In Italy there is a traditional rule, known as the five M’s, which all must be achieved to make great espresso.

1. Miscela (Espresso Blend)
Espresso is rarely ever made with a single-origin coffee. As espresso intensifies the flavour, it is found that single-origin coffees lack balance because the espresso highlights one particular characteristic. To give an espresso complexity and balance a blend of coffees from different regions is required.

The number of coffees in an espresso blend varies from roaster to roaster. Many small scale roasters will concentrate on between 3 or 4, so as to allow each coffee to add their individual character to the blend. But large scale roasters may use as many as 12 different coffees, so each is less distinctive, to minimise the variation in taste from season to season.

The exact espresso blend you choose is purely down to personal taste, but you should use coffee which is:
a. fresh and;
b. of high quality.

The freshness of coffee is vital for making great espresso. Ideally your espresso blend should be between 2-10 days old (after roasting). Coffee younger than this can contain too much CO2 (leftover from the roasting process) and produce a shot with excessive amounts of crema that quickly dissipates. Coffee older then this may taste flat and have little or not crema.
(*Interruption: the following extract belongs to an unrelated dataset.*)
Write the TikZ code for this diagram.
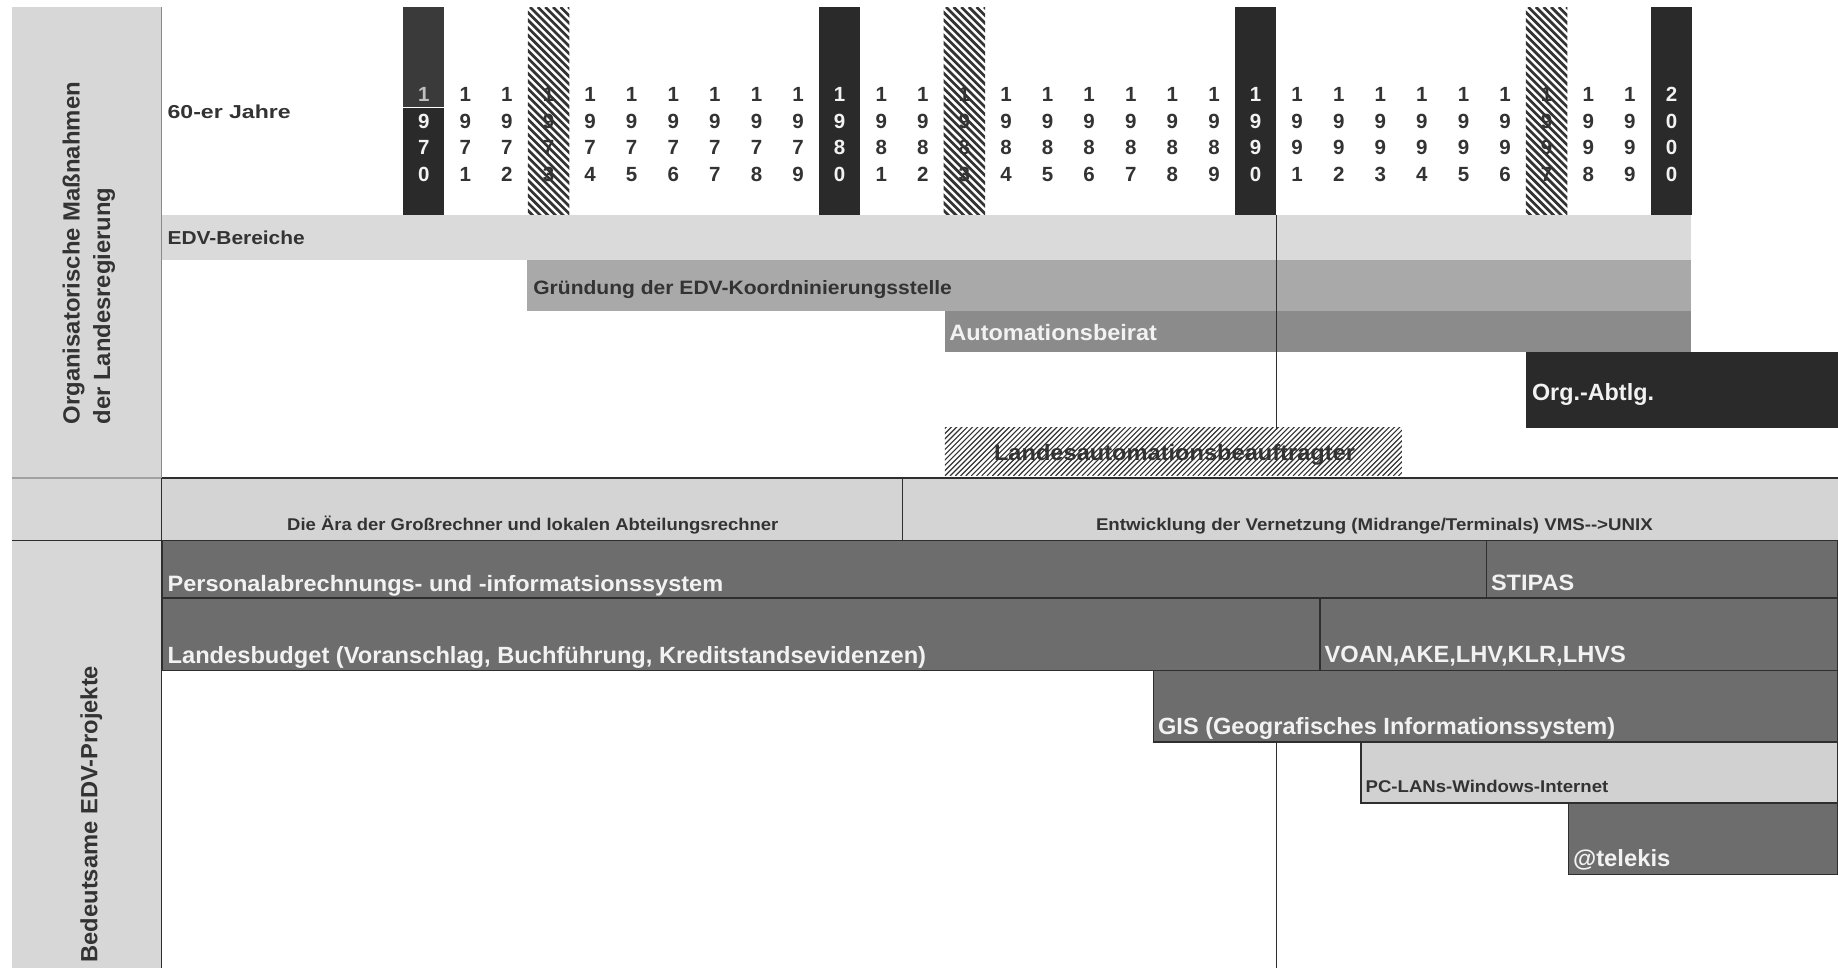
\documentclass[tikz,border=0pt]{standalone}
\usepackage{fontspec}
\setmainfont{Liberation Sans}
\usepackage{graphicx}

\definecolor{panel}{HTML}{D7D7D7}
\definecolor{lightband}{HTML}{DADADA}
\definecolor{midband}{HTML}{A9A9A9}
\definecolor{darkband}{HTML}{8B8B8B}
\definecolor{blackbox}{HTML}{2A2A2A}
\definecolor{blacktop}{HTML}{3A3A3A}
\definecolor{eraband}{HTML}{D4D4D4}
\definecolor{project}{HTML}{6D6D6D}
\definecolor{pcband}{HTML}{D1D1D1}
\definecolor{ink}{HTML}{333333}
\definecolor{paper}{HTML}{F2F2F2}
\definecolor{rule}{HTML}{2E2E2E}
\definecolor{paneledge}{HTML}{8A8A8A}

% bold label squeezed or widened horizontally to a given width
\newcommand\fitw[3]{\resizebox{#1pt}{\height}{\fontsize{#2}{#2}\selectfont\bfseries #3}}
\def\splitdigits#1#2#3#4\relax{\def\da{#1}\def\db{#2}\def\dc{#3}\def\dd{#4}}

\begin{document}
\begin{tikzpicture}[x=1pt,y=-1pt,
  box/.style={anchor=north west, inner sep=0pt, outer sep=0pt},
  lbl/.style={anchor=base west, inner sep=0pt, outer sep=0pt},
  digit/.style={anchor=base, inner sep=0pt, font=\fontsize{17.5}{17.5}\selectfont\bfseries},
  yearbar/.style={anchor=north, inner sep=0pt, minimum width=35pt, minimum height=177pt, fill=blackbox},
  hatchbar/.style={anchor=north, inner sep=0pt, minimum width=35pt, minimum height=177pt},
  projbox/.style={box, fill=project, draw=rule, line width=1.4pt},
  light/.style={text=paper},
  dark/.style={text=ink},
]
\useasboundingbox (0,0) rectangle (1568,826);
\fill[white] (0,0) rectangle (1568,826);

% ---- side panel with the two section titles
\node[box, fill=panel, minimum width=128pt, minimum height=820pt] (side) at (10,6) {};
\draw[paneledge, line width=1.2pt] (side.north east) -- (side.south east);
\draw[paneledge!80, line width=1.5pt] (10,408) -- (138,408);
\node[lbl, rotate=90, dark] (orgA) at (68,362) {\fitw{292}{20}{Organisatorische Maßnahmen}};
\node[lbl, rotate=90, dark] (orgB) at (94,362) {\fitw{202}{20}{der Landesregierung}};
\node[lbl, rotate=90, dark] (proj) at (83,821) {\fitw{253}{20}{Bedeutsame EDV-Projekte}};

% ---- year scale
\foreach \i in {0,10,20,30}
  \node[yearbar] (dbar\i) at ({361.5+35.48*\i},6) {};
\fill[blacktop] (344,6) rectangle (379,91);
\draw[white, line width=1pt] (344,91.5) -- (379,91.5);
\node[lbl, dark] (sixties) at (143,101.5) {\fitw{105}{16}{60-er Jahre}};
\foreach \i in {0,...,30}{
  \pgfmathsetmacro\xx{361.5+35.48*\i}
  \pgfmathtruncatemacro\yr{1970+\i}
  \pgfmathtruncatemacro\isdark{mod(\i,10)==0 ? 1 : 0}
  \expandafter\splitdigits\yr\relax
  \ifnum\isdark=1 \def\dcol{paper}\else\def\dcol{ink}\fi
  \ifnum\i=0 \def\tcol{lightgray}\else\let\tcol\dcol\fi
  \node[digit, text=\tcol] (y\i a) at (\xx,86.5) {\da};
  \node[digit, text=\dcol] (y\i b) at (\xx,109.5) {\db};
  \node[digit, text=\dcol] (y\i c) at (\xx,131.5) {\dc};
  \node[digit, text=\dcol] (y\i d) at (\xx,154.5) {\dd};
}
% hatched years: diagonal strokes running down to the right
\foreach \i in {3,13,27}{
  \node[hatchbar] (hbar\i) at ({361.5+35.48*\i},6) {};
  \begin{scope}
    \clip (hbar\i.north west) rectangle (hbar\i.south east);
    \foreach \k in {-180,-173.5,...,40}
      \draw[ink, line width=2.3pt] ([xshift=\k pt]hbar\i.north west) -- ++(190,190);
  \end{scope}
}

% ---- organisational measures
\node[box, fill=lightband, minimum width=1305pt, minimum height=39pt] (edv) at (138,183) {};
\node[box, fill=midband, minimum width=993pt, minimum height=43pt] (koord) at (450,222) {};
\node[box, fill=darkband, minimum width=637pt, minimum height=35pt] (beirat) at (806,265) {};
\node[box, fill=blackbox, minimum width=266pt, minimum height=65pt] (org) at (1302,300) {};
\node[box, minimum width=390pt, minimum height=41pt] (lab) at (806,365) {};
\node[lbl, dark] (edvT) at (143,209) {\fitw{117}{16}{EDV-Bereiche}};
\node[lbl, dark] (koordT) at (455,251) {\fitw{357}{16.5}{Gründung der EDV-Koordninierungsstelle}};
\node[lbl, light] (beiratT) at (810,290.5) {\fitw{177}{19}{Automationsbeirat}};
\node[lbl, light] (orgT) at (1307,342) {\fitw{104}{20}{Org.-Abtlg.}};
\node[lbl, dark] (labT) at (848,392.5) {\fitw{308}{19}{Landesautomationsbeauftragter}};
% fine diagonal strokes running up to the right
\begin{scope}
  \clip (lab.north west) rectangle (lab.south east);
  \foreach \k in {-45,-40.5,...,395}
    \draw[ink, line width=1pt] ([xshift=\k pt]lab.south west) -- ++(45,-45);
\end{scope}

% 1990 marker line
\coordinate (m1) at (1089,183);
\coordinate (m2) at (1089,366);
\draw[rule, line width=1.3pt] (m1) -- (m2);

% ---- eras
\node[box, fill=eraband, minimum width=632pt, minimum height=53pt] (era1) at (138,408) {};
\node[box, fill=eraband, minimum width=798pt, minimum height=53pt] (era2) at (770,408) {};
\draw[rule, line width=1.4pt] (138,408) -- (1568,408);
\draw[rule, line width=1.4pt] (10,461) -- (1568,461);
\draw[rule, line width=1.4pt] (era1.north east) -- (era1.south east);
\draw[rule, line width=1.2pt] (side.north east |- era1.north) -- (side.south east);
\node[lbl, dark] (era1T) at (245,452.5) {\fitw{419}{14.5}{Die Ära der Großrechner und lokalen Abteilungsrechner}};
\node[lbl, dark] (era2T) at (935,452.5) {\fitw{475}{14.5}{Entwicklung der Vernetzung (Midrange/Terminals) VMS-{}->UNIX}};

% ---- projects
\node[projbox, minimum width=1130pt, minimum height=49pt] (pers) at (138,461) {};
\node[projbox, minimum width=300pt, minimum height=49pt] (stipas) at (1268,461) {};
\node[projbox, minimum width=988pt, minimum height=62pt] (budget) at (138,510) {};
\node[projbox, minimum width=442pt, minimum height=62pt] (voan) at (1126,510) {};
\node[projbox, minimum width=584pt, minimum height=61pt] (gis) at (984,572) {};
\node[box, fill=pcband, draw=rule, line width=1.4pt, minimum width=407pt, minimum height=52pt] (pclan) at (1161,633) {};
\node[projbox, minimum width=230pt, minimum height=61pt] (telekis) at (1338,685) {};

\node[lbl, light] (persT) at (143,505) {\fitw{474}{19}{Personalabrechnungs- und -informatsionssystem}};
\node[lbl, light] (stipasT) at (1272,504) {\fitw{71}{19}{STIPAS}};
\node[lbl, light] (budgetT) at (143,566) {\fitw{647}{20}{Landesbudget (Voranschlag, Buchführung, Kreditstandsevidenzen)}};
\node[lbl, light] (voanT) at (1130,565) {\fitw{257}{20}{VOAN,AKE,LHV,KLR,LHVS}};
\node[lbl, light] (gisT) at (988,627) {\fitw{390}{20}{GIS (Geografisches Informationssystem)}};
\node[lbl, dark] (pclanT) at (1165,676.5) {\fitw{207}{14.5}{PC-LANs-Windows-Internet}};
\node[lbl, light] (telekisT) at (1342,739) {\fitw{83}{20}{@telekis}};

% 1990 marker line, lower part
\coordinate (m3) at (1089,633);
\coordinate (m4) at (1089,826);
\draw[rule, line width=1.3pt] (m3) -- (m4);
\end{tikzpicture}
\end{document}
The espresso blend you choose should use high quality coffee beans. However, this does not necessarily mean that the blend needs to be 100% Arabica. Used sparingly, Robusta beans can add a further dimension to an espresso blend, giving it that extra zing. The use of Robusta in espresso blends is a hotly debated topic with many arguing that it takes away more than it adds. However, it is a traditional ingredient of espresso blends from Northern Italy and so whether you choose a blend with or without Robusta is down to your own personal preference.

2. Macinadosatore (Coffee Grinder)
The optimum time (flow rate) to brew an espresso is between 25 and 30 seconds. This is the period when the majority of the flavour has been extracted from the coffee grounds but before the bitter compounds and excessive caffeine are released. In the process of making espresso, it is the coffee grinder’s role to control the flow rate.